No because you know, I feel like I was an extension of the camera and the camera was an extension of me. I felt very fluid with Benoît [Delhomme], who was the DP who also operated all the time. He’s little… I’m not so big myself but he’s a small guy and he’s tough and he’s flexible, and he was my dancing partner. I mean, really, it was quite fluid and we didn’t over rehearse things, and we didn’t do a lot of takes. There was something very fluid about the process so it’s like anything that’s fluid. You’re in movement so you’re not measuring things all the time. You’re fluidly going places and you take that with you so if he’s here—or whether he’s a million miles away—it’s the same to me.
What I love about great acting is being able to see the subtlety. So for insistence, when you’re sitting there, talking to Mads Mikkelsen, I’m just watching your face before you make this glorious expression come out. So in a case like that, with a camera so close to your face, it never has any affect?
No I think just about true behavior and trying to listen to him, and I’m trying to think how I feel. It’s a conversation. I don’t think about my face. I don’t think about expressing … Yes, you sometimes make choices but they’re guided by sense of comfort–and comfort is comfort. Interest, lack of interest, and when you feel things get canned, or produced, or pointed at, or demonstrated, or shown as opposed to done; that’s where the little thing goes off in your head and says, “Beep, beep, beep, beep. There’s something not legit about this.”
Go back, go back. Let’s do it again. Let’s get back to things as they really are. Don’t point, don’t lay it out there. Experience it and if you experience it in a way where you’re really present, and every ounce of your body is awake and engaged in that moment, then it will take care of itself. I mean, there are other things. People are framing it. There’s a whole process but what I can bring to the movie, besides helping create it and all that, is the quality of being there. The quality of being there doing these things and awake, conscious, flexible, in an open way. That’s my job.
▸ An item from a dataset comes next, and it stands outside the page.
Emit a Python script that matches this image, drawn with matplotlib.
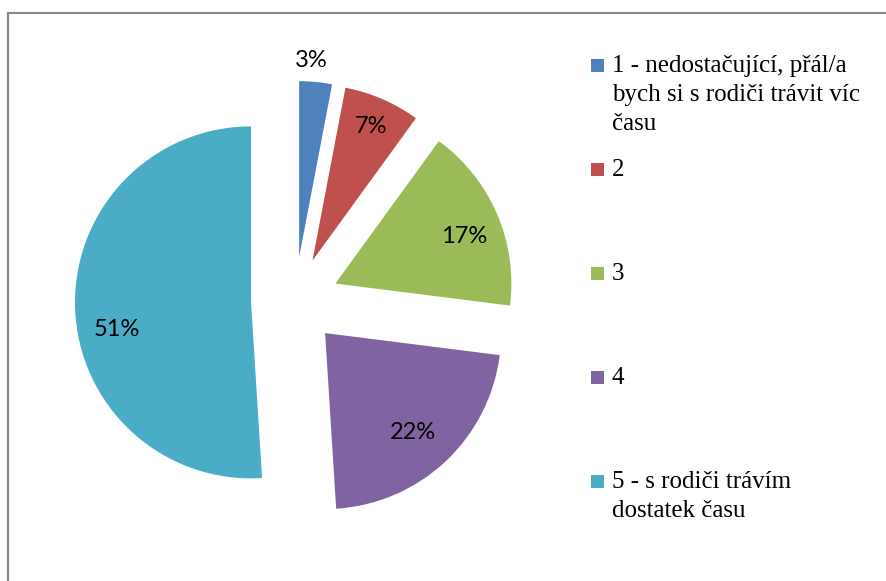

Would you say your job is easier when you do work with people you have worked with before? Because you have worked with certain filmmakers on a regular basis, so it’s the idea that you can just come on a set and “be you.”
It’s not being me. In fact, I don’t want to be me. I want to be in the mix, I want to be doing things. You have a trust with them. Once you have a relationship with a director and also you know what they’re interested in, and you know what they need, but it’s different every time. You don’t waste time trying to figure out what’s going on. You know, it’s like with friends: You can cut through a lot of shit very quickly.
What about afterward? Do you ever find yourself surprised by the reception of a film or a role after the public sees it?
All the time. We know very well that certain films, when they’re released, they’re considered fantastic and then years down the line, they don’t hold up. We also know films that have been failures, but much later are appreciated. So I think films are living things and how they’re received is colored so much by what else is out there, what else is in the news, what’s happening in the world, how people’s heads are, yeah. There are no guarantees but that’s what makes it fun. [Laughs]
I find it interesting, because one of my favorite films is Mississippi Burning, and there was controversy around that when it was released.
Yeah, but I think minor compared to its good reception.
Of course, I love Alan Parker.
Yeah, he’s great. He’s great.
You’re also making a jump back into another superhero film this year with Aquaman. Can you share with us any of your experiences working on that film?
It’s one of many films coming out. I like James Wan and I haven’t seen the film yet, but I love that I got to do some wire work and some action stuff in it, and I always enjoy shooting on location. We shot in Australia. There were lots of pleasures in that underworld water of that world. How they created it was interesting.
At Eternity’s Gate opens in limited release on Nov. 16.